Output the first line of the listing and each line after it, up to and including the line that contains "FREQ_STEP = 0.05", exactly as written, minus the pictures.

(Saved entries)
- - -

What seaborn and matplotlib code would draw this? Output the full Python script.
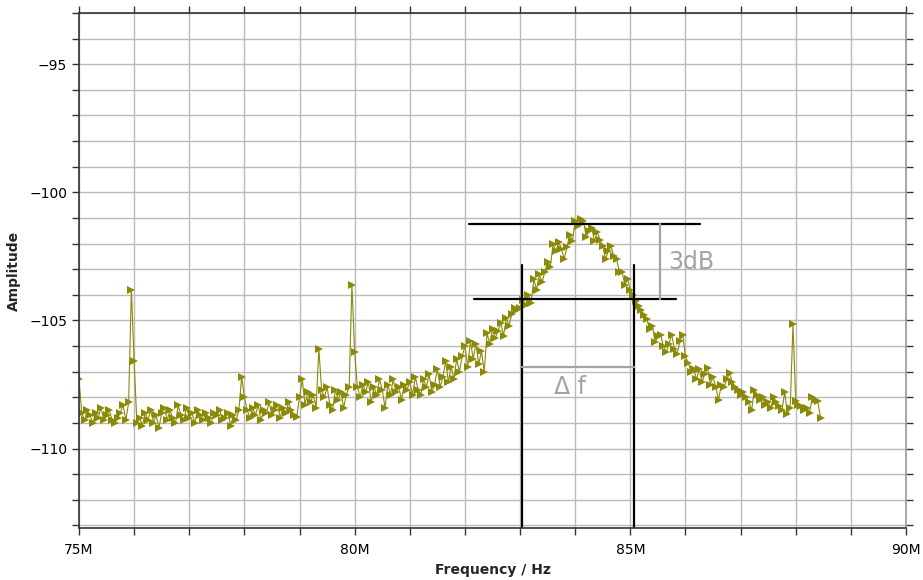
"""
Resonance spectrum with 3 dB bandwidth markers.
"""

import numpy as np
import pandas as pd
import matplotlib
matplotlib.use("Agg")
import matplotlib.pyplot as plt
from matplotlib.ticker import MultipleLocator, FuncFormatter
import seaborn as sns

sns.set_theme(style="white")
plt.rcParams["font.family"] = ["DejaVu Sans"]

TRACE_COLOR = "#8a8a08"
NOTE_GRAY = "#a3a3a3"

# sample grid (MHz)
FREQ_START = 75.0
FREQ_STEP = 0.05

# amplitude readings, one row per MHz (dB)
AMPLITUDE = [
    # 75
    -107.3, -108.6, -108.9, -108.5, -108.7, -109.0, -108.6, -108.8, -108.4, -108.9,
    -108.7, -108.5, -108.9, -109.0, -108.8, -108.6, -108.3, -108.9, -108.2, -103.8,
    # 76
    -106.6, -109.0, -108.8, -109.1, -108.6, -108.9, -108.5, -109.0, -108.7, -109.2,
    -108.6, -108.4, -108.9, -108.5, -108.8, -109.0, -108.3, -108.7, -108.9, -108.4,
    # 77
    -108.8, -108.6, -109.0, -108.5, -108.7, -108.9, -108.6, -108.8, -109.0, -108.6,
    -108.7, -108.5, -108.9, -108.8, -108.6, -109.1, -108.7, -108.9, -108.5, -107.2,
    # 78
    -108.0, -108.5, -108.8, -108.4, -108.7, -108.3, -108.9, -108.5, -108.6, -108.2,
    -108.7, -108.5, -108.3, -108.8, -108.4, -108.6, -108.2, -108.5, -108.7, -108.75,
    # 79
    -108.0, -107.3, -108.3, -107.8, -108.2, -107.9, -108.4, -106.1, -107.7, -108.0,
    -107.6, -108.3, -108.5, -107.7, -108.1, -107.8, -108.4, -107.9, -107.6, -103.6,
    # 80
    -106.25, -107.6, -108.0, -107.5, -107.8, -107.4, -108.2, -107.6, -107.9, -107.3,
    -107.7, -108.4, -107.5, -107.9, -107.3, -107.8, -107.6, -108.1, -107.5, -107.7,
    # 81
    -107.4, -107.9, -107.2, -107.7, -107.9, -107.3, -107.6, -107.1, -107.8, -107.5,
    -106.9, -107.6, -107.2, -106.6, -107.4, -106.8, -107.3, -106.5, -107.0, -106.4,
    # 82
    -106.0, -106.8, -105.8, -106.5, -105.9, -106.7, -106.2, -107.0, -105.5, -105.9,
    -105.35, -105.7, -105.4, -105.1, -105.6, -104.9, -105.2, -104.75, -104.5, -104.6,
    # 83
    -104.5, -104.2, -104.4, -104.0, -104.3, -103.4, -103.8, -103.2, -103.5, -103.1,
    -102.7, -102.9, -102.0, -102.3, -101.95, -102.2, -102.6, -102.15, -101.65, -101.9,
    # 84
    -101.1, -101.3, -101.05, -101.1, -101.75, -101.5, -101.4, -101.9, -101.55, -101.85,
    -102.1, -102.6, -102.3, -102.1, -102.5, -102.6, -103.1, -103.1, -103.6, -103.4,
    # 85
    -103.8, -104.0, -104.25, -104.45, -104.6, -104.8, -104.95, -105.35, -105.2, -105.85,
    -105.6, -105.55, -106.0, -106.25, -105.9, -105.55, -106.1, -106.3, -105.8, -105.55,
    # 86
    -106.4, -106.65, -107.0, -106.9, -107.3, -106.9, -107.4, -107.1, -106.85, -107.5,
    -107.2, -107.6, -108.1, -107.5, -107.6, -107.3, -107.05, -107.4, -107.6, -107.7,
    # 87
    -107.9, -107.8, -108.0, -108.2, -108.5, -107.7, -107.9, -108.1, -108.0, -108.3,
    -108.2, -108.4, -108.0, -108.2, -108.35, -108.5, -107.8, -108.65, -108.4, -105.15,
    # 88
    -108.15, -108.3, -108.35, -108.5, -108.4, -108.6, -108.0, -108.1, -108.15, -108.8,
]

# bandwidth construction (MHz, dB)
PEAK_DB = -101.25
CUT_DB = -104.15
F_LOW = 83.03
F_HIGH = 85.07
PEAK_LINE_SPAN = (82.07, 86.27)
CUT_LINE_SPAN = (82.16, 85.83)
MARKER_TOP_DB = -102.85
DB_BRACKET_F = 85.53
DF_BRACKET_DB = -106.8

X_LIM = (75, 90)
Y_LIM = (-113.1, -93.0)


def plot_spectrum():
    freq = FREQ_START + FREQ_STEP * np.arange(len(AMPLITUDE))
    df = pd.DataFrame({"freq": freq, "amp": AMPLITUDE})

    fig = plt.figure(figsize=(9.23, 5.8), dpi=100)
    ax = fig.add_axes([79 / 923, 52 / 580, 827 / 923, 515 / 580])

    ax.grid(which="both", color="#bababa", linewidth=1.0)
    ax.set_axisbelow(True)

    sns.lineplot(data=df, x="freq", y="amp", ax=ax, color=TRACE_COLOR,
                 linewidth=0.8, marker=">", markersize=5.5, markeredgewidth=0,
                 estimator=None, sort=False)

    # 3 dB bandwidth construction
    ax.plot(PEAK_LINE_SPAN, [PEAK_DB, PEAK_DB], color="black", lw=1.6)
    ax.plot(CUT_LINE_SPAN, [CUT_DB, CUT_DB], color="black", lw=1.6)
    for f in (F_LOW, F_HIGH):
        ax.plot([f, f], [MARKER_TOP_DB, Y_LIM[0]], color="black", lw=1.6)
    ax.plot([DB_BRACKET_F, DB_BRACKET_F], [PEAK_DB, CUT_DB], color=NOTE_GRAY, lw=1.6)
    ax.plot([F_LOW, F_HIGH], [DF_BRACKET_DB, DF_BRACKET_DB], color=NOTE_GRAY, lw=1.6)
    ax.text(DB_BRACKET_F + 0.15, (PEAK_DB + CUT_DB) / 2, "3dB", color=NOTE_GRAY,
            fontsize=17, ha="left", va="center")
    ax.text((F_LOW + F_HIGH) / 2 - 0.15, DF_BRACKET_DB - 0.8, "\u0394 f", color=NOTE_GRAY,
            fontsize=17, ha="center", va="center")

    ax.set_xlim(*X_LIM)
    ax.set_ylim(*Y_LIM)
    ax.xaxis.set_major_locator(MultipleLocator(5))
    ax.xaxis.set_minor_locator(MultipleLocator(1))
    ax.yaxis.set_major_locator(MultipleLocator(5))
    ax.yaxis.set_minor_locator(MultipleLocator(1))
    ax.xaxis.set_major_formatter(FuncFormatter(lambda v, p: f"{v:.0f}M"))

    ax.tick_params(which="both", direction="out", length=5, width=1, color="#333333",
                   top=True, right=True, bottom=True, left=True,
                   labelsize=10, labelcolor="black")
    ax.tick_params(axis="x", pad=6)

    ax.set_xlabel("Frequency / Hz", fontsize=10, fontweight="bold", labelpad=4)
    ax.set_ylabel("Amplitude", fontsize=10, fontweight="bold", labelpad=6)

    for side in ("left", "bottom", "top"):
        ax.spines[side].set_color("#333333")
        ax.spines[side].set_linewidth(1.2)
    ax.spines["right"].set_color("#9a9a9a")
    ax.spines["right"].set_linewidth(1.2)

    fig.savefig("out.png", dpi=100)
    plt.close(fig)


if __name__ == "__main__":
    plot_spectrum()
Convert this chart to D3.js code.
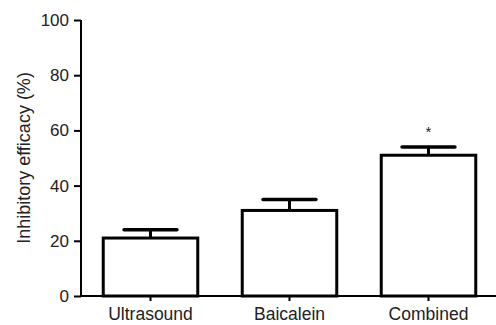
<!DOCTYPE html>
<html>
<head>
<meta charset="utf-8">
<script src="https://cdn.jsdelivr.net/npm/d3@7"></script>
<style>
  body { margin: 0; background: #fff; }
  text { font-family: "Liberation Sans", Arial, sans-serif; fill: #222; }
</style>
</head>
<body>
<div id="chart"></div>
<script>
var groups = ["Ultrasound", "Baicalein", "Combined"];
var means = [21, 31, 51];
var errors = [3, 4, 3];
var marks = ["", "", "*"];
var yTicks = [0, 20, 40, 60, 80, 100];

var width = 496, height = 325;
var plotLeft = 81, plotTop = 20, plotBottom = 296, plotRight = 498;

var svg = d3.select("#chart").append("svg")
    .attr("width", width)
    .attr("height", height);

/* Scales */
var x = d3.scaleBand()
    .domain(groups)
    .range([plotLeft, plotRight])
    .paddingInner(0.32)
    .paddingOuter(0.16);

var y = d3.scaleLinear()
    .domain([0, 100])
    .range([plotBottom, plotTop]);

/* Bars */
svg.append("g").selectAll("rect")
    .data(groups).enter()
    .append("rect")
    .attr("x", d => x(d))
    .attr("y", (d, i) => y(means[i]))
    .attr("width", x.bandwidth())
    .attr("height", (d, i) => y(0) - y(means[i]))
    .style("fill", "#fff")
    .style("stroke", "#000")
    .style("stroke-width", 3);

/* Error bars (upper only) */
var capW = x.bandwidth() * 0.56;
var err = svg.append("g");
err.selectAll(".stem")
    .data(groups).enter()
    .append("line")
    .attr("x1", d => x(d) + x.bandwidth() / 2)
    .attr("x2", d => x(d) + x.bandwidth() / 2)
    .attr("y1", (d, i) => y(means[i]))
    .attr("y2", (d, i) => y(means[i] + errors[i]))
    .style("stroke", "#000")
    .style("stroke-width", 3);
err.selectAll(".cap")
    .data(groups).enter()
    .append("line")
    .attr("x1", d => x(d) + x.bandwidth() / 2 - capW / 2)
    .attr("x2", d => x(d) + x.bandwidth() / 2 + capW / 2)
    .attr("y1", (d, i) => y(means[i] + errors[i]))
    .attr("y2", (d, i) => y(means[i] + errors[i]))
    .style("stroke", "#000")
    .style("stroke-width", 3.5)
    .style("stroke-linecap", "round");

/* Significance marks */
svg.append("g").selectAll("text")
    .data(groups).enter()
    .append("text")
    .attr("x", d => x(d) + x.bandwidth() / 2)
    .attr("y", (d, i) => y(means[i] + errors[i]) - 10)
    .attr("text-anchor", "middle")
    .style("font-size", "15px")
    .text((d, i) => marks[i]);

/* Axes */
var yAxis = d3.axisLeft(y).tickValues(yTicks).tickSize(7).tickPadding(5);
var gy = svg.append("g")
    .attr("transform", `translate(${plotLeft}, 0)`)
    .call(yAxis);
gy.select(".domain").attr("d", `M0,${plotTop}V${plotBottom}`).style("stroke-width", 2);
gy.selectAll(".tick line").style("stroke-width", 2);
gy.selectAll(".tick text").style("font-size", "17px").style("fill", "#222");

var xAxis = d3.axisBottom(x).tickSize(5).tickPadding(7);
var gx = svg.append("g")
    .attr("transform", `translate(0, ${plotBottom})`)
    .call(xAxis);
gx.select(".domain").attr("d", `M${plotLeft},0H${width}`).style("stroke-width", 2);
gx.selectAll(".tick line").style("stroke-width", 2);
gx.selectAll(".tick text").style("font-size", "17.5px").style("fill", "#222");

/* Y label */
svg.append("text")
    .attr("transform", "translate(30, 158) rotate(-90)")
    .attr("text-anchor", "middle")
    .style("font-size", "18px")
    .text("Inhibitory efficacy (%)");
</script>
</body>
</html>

- - -

Answer ▸
What seaborn and matplotlib code would draw this? Output the full Python script.
"""
Resonance spectrum with 3 dB bandwidth markers.
"""

import numpy as np
import pandas as pd
import matplotlib
matplotlib.use("Agg")
import matplotlib.pyplot as plt
from matplotlib.ticker import MultipleLocator, FuncFormatter
import seaborn as sns

sns.set_theme(style="white")
plt.rcParams["font.family"] = ["DejaVu Sans"]

TRACE_COLOR = "#8a8a08"
NOTE_GRAY = "#a3a3a3"

# sample grid (MHz)
FREQ_START = 75.0
FREQ_STEP = 0.05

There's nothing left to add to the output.